Following the opening remarks, several keynote speeches were delivered by Dr Takeshi Kasai, Regional Director for the Western Pacific of the World Health Organization (WHO); Mr Nguyen Van Tien, Former Deputy Chairman of the Committee on Social Affairs of the National Assembly of Viet Nam, Former Vice Chairman of the Asian Parliamentarians Forum on Population and Development (AFPPD); and Dr Keizo Takemi, Member of the House of Councilors of Japan and the WHO Goodwill Ambassador for Universal Health Coverage.
After the Keynote Speech, the Special Lecture on Challenges Faced in Dementia and Community-based Approaches in Prevention was delivered by Professor Takayuki Suzuki, Director of the Institute of Gerontology and Professor of J.F. Oberlin University.

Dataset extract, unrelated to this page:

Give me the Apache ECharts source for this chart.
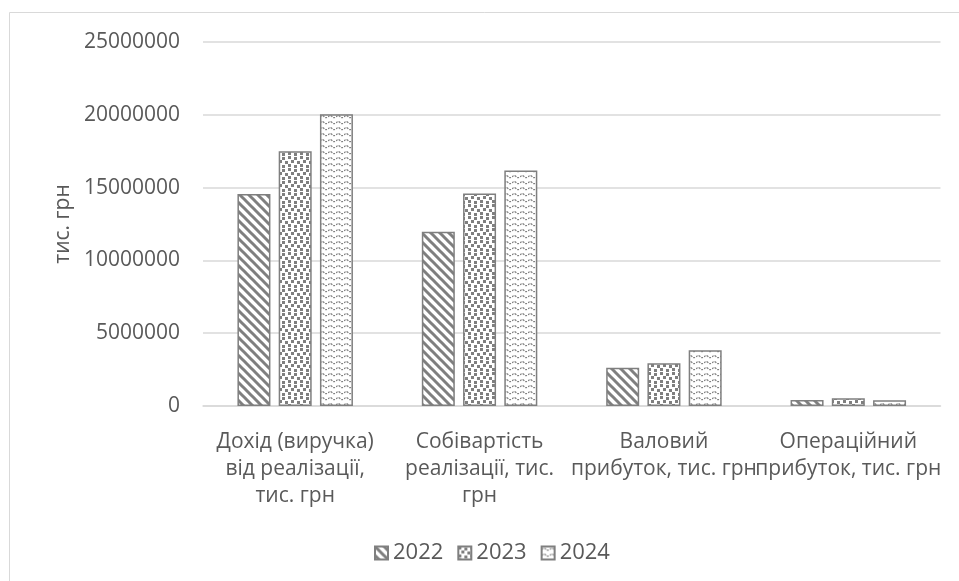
<!DOCTYPE html>
<html>
<head>
<meta charset="utf-8">
<script src="https://cdn.jsdelivr.net/npm/echarts@6/dist/echarts.min.js"></script>
<style>
html,body{margin:0;padding:0;background:#fff;}
#chart{width:959px;height:581px;}
</style>
</head>
<body>
<div id="chart"></div>
<script>
const categories = [
  "Дохід (виручка)\nвід реалізації,\nтис. грн",
  "Собівартість\nреалізації, тис.\nгрн",
  "Валовий\nприбуток, тис. грн",
  "Операційний\nприбуток, тис. грн"
];
const seriesNames = ["2022", "2023", "2024"];
const values2022 = [14560000, 11960000, 2630000, 410000];
const values2023 = [17500000, 14600000, 2930000, 530000];
const values2024 = [20040000, 16180000, 3830000, 390000];
const yTicks = { min: 0, max: 25000000, interval: 5000000 };

const GRAY = '#7f7f7f';
function makeCanvas(w, h) {
  const c = document.createElement('canvas');
  c.width = w; c.height = h;
  const ctx = c.getContext('2d');
  ctx.fillStyle = '#fff';
  ctx.fillRect(0, 0, w, h);
  return [c, ctx];
}
function stripePattern() {
  const [c, ctx] = makeCanvas(9, 9);
  ctx.strokeStyle = GRAY;
  ctx.lineWidth = 3;
  for (let k = -1; k <= 1; k++) {
    ctx.beginPath();
    ctx.moveTo(k * 9 - 2, -2);
    ctx.lineTo(k * 9 + 11, 11);
    ctx.stroke();
  }
  return c;
}
function squarePattern() {
  const [c, ctx] = makeCanvas(12, 12);
  ctx.fillStyle = GRAY;
  const pts = [[0,0],[6,1],[3,4],[9,5],[0,8],[6,9]];
  pts.forEach(p => ctx.fillRect(p[0], p[1], 3, 3));
  return c;
}
function wavePattern() {
  const [c, ctx] = makeCanvas(8, 6);
  ctx.strokeStyle = GRAY;
  ctx.lineWidth = 1.1;
  ctx.setLineDash([2, 1]);
  ctx.beginPath();
  ctx.moveTo(0, 3);
  ctx.quadraticCurveTo(2, 0.5, 4, 2.5);
  ctx.quadraticCurveTo(6, 4.5, 8, 3);
  ctx.stroke();
  return c;
}
const patterns = [stripePattern(), squarePattern(), wavePattern()];
const dataSets = [values2022, values2023, values2024];

const chart = echarts.init(document.getElementById('chart'), null, { renderer: 'canvas' });
const font = '"Open Sans", "Noto Sans", sans-serif';
chart.setOption({
  animation: false,
  backgroundColor: '#fff',
  textStyle: { fontFamily: font },
  graphic: [{
    type: 'rect', shape: { x: 9.5, y: 12.5, width: 970, height: 600 },
    style: { fill: 'none', stroke: '#d9d9d9', lineWidth: 1 }, silent: true
  }],
  grid: { left: 203, right: 18.5, top: 42, bottom: 175 },
  legend: {
    top: 537, left: 369,
    itemWidth: 13, itemHeight: 13, itemGap: 14,
    icon: 'rect',
    textStyle: { fontSize: 22, color: '#595959', fontFamily: font },
    data: seriesNames
  },
  xAxis: {
    type: 'category', data: categories,
    axisLine: { lineStyle: { color: '#d9d9d9', width: 1.5 } },
    axisTick: { show: false },
    axisLabel: { interval: 0, color: '#595959', fontSize: 21, lineHeight: 27, margin: 23, fontFamily: font }
  },
  yAxis: {
    type: 'value', min: yTicks.min, max: yTicks.max, interval: yTicks.interval,
    name: 'тис. грн', nameLocation: 'middle', nameRotate: 90, nameGap: 129,
    nameTextStyle: { fontSize: 21, color: '#595959', fontFamily: font },
    axisLine: { show: false }, axisTick: { show: false },
    axisLabel: { color: '#595959', fontSize: 21, margin: 23, fontFamily: font, formatter: v => String(v) },
    splitLine: { lineStyle: { color: '#d9d9d9', width: 1.5 } }
  },
  series: seriesNames.map((n, i) => ({
    name: n, type: 'bar', data: dataSets[i],
    barWidth: 33, barGap: '25%',
    itemStyle: { color: { image: patterns[i], repeat: 'repeat' }, borderColor: GRAY, borderWidth: 1.5 }
  }))
});
</script>
</body>
</html>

The Forum has two sessions: Session 1 ‘Changing Health Status of Older Adults: Getting Better? Getting Worse?’ and Session 2 ‘Who Will Be the Caregivers? Meeting the Growing Elder Care Needs in Asia’. Session 1 examined the current health status and functions of daily living of older populations in Asian countries by drawing on the findings of the Longitudinal Survey of Ageing and Health in the Philippines and Viet Nam, an ERIA study conducted under the auspices of AHWIN.
In Session 2, findings were shared from an international ERIA study on the Demand and Supply of Long-Term Care for Older Persons in Asia, conducted under the auspices of AHWIN. Government officials, researchers, as well as private sector on healthcare field went on the stage to discuss the trend, forecast, ways in which the research findings can be translated into effective policies to address population ageing, ways to identify the various players in the caregiving industry, and the types of policies required to address the emerging need for caregivers in each Asian country.
On the closing session, Prof Hidetoshi Nishimura, President of ERIA delivered his closing remarks in which he underlined the importance of the circulation of the long-term care workforce, as well as the development of business environment to realise active and healthy ageing societies in this region. Prof Nishimura introduced ERIA research projects on healthcare and ageing conducted under the following four pillars; 1) health expectancy, 2) demand and supply of long-term care, 3) skill transfer by cross-border caregivers and 4) ageing-related businesses.